Each of these three claims dilutes the worth of a $10 share invested at the start. A recent study by American law professors Michael Klausner and Michael Ohlrogge together with Emily Ruan focused mainly on SPACs that merged with their target business between January 2019 and June 2020. They showed that for a typical such SPAC, overall dilution leaves cash of only $6.67 per share by the time of the merger. This helps to explain why they found disappointing returns for not just this specific group of SPACs but also earlier ones. With so much money in effect drained out of the original proceeds, the shares start off with a heavy handicap.

At the very least, the American experience with SPACs suggests that Britain should be cautious about fostering them. But, following the damage inflicted on the City by Brexit, the government wants to show that it can do something to promote rather than undermine London’s standing as a financial centre.

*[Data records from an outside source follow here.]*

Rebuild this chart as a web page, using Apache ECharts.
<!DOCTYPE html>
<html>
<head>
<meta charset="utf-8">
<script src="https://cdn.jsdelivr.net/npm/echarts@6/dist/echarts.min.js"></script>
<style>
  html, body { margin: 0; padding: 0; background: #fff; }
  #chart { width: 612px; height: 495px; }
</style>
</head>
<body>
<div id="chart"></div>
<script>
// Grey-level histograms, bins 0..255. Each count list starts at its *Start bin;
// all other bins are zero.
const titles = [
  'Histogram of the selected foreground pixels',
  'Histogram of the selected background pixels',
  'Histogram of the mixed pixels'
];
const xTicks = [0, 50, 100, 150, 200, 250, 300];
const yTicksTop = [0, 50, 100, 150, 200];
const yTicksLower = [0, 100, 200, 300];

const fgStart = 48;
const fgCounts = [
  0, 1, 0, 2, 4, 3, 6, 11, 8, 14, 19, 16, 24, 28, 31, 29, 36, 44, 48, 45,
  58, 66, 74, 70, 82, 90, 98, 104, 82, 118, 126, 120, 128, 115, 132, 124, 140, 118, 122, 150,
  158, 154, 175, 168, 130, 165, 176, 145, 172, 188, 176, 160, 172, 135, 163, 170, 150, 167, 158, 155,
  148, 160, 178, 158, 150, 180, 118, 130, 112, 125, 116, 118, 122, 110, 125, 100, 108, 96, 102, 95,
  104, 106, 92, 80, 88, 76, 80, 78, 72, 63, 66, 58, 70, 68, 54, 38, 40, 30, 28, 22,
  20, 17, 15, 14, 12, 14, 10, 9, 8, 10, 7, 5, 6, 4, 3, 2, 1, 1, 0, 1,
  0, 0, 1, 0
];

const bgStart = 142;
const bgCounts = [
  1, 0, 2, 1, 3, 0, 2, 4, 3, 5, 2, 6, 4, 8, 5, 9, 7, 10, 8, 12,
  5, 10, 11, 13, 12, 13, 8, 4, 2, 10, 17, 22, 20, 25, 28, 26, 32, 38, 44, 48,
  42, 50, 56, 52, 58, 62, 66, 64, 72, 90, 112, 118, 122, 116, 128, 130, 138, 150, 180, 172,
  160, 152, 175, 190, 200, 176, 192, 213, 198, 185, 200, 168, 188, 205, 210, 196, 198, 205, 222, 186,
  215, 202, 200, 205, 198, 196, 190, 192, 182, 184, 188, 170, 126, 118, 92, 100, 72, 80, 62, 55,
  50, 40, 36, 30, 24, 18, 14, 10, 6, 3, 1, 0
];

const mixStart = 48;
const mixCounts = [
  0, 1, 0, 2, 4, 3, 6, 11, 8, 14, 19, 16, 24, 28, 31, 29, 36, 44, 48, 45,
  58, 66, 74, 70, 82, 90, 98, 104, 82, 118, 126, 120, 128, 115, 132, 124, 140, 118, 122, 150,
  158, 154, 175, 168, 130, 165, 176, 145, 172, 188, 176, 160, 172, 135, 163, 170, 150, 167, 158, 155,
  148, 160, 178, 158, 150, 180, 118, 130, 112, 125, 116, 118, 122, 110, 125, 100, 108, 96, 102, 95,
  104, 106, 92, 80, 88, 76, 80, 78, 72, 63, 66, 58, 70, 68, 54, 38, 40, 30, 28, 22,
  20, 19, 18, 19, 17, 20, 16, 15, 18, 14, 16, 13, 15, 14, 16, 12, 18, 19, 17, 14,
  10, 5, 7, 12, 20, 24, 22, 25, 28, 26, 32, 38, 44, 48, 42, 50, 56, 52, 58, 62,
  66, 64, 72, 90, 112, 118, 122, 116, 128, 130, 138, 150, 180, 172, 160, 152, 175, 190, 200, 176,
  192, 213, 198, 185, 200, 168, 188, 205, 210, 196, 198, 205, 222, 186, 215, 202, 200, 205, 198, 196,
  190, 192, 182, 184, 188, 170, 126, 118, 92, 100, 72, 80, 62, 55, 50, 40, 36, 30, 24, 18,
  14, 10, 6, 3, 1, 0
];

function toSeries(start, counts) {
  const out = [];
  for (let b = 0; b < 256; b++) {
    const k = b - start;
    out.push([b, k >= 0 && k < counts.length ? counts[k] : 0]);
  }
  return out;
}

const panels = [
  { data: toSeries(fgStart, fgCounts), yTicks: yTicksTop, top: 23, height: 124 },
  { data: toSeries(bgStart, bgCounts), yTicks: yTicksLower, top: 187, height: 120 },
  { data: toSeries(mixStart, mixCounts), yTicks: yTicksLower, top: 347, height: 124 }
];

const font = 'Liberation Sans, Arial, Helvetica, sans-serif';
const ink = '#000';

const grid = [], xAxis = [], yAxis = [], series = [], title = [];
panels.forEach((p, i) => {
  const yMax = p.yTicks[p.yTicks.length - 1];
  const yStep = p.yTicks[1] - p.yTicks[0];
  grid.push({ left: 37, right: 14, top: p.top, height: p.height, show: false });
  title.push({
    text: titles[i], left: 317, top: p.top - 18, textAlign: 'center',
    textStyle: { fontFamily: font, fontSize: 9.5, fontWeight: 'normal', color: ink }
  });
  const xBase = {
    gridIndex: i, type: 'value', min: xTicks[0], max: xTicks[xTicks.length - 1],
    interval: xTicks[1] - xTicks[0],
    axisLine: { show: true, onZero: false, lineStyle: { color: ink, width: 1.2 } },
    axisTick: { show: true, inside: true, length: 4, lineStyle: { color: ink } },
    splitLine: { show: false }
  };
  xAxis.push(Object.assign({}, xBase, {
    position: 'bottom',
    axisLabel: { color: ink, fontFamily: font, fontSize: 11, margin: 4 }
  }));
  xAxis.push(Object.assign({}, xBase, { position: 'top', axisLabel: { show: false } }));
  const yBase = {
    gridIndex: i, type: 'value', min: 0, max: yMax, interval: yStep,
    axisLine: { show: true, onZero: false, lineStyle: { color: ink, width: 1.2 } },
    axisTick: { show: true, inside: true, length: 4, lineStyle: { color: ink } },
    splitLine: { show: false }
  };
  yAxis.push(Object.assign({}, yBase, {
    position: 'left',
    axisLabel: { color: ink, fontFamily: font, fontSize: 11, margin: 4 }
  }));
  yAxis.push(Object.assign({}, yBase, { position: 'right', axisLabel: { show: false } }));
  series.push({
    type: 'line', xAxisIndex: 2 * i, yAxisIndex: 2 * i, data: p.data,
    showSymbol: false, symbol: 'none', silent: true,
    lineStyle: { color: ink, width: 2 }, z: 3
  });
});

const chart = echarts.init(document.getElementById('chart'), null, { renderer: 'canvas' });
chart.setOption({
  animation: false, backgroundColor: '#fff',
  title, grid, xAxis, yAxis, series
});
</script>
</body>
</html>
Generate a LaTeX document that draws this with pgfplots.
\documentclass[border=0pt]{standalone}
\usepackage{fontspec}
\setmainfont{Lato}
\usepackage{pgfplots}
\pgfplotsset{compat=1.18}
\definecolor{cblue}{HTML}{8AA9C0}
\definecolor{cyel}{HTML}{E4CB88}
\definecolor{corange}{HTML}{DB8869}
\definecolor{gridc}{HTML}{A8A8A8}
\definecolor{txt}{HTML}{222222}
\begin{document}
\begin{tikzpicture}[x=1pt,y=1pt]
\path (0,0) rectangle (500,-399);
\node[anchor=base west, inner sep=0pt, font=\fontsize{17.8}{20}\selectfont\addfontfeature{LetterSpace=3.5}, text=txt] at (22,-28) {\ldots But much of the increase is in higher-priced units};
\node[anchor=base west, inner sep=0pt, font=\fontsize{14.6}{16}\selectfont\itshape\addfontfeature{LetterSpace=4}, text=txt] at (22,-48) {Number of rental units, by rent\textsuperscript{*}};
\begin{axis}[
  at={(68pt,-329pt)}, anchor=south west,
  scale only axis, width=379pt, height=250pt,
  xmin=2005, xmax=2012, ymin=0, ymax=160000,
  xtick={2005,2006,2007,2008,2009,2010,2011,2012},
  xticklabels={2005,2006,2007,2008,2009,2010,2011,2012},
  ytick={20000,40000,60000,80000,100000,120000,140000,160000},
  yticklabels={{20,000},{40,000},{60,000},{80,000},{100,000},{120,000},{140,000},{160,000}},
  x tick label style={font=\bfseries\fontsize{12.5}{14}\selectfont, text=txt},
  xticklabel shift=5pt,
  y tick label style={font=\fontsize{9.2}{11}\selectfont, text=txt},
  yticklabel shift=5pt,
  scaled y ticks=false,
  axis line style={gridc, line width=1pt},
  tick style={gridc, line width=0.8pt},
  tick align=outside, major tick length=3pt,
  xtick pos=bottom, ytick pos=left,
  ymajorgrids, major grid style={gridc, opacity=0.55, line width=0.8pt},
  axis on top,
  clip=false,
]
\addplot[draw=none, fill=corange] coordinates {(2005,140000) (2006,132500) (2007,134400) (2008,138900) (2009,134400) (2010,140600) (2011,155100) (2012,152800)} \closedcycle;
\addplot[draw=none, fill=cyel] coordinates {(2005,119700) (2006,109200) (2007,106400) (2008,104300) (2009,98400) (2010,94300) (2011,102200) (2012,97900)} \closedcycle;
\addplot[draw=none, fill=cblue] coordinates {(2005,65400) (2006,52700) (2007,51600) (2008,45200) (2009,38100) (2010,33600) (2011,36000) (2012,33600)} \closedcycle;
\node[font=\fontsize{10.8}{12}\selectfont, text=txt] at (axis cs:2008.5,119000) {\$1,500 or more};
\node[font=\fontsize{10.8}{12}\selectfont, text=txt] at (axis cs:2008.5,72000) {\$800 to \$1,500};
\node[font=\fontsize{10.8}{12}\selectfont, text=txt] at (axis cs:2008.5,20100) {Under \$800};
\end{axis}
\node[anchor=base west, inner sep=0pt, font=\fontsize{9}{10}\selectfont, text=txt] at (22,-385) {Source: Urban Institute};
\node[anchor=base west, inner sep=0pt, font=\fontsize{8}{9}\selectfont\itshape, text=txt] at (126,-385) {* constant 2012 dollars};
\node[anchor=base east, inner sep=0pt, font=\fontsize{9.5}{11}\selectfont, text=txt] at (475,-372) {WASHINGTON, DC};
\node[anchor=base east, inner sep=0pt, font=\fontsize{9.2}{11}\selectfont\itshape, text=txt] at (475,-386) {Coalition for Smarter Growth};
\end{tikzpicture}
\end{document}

To that end, in November Chancellor Rishi Sunak asked Jonathan Hill, a former European Commissioner in charge of financial services, to review the rules that apply to companies listing on the stock market.

Despite acknowledging “a number of reservations being expressed about SPACs,” one of Hill’s recommendations when his report was published in early March was to facilitate them. The Financial Conduct Authority is dutifully following up by consulting on proposals that will remove a crucial regulatory obstacle in London, the suspension of trading in SPACs at the point of disclosing their acquisition target, while providing some further protection for investors in them.

The rushed initiative is ill-considered. Hill’s hastily conducted review lacked analytical rigour and glossed over the case against SPACs. The move is also badly timed. Sudden surges in a particular financial activity are often a warning sign. The financial crisis of 2008 would have been less traumatic for Britain if supervisors had been less tolerant of some of the more questionable practices that had burgeoned in London owing to light-touch regulation. Far from seeking to participate in what has become a frenzy, the City should steer well clear of SPACs.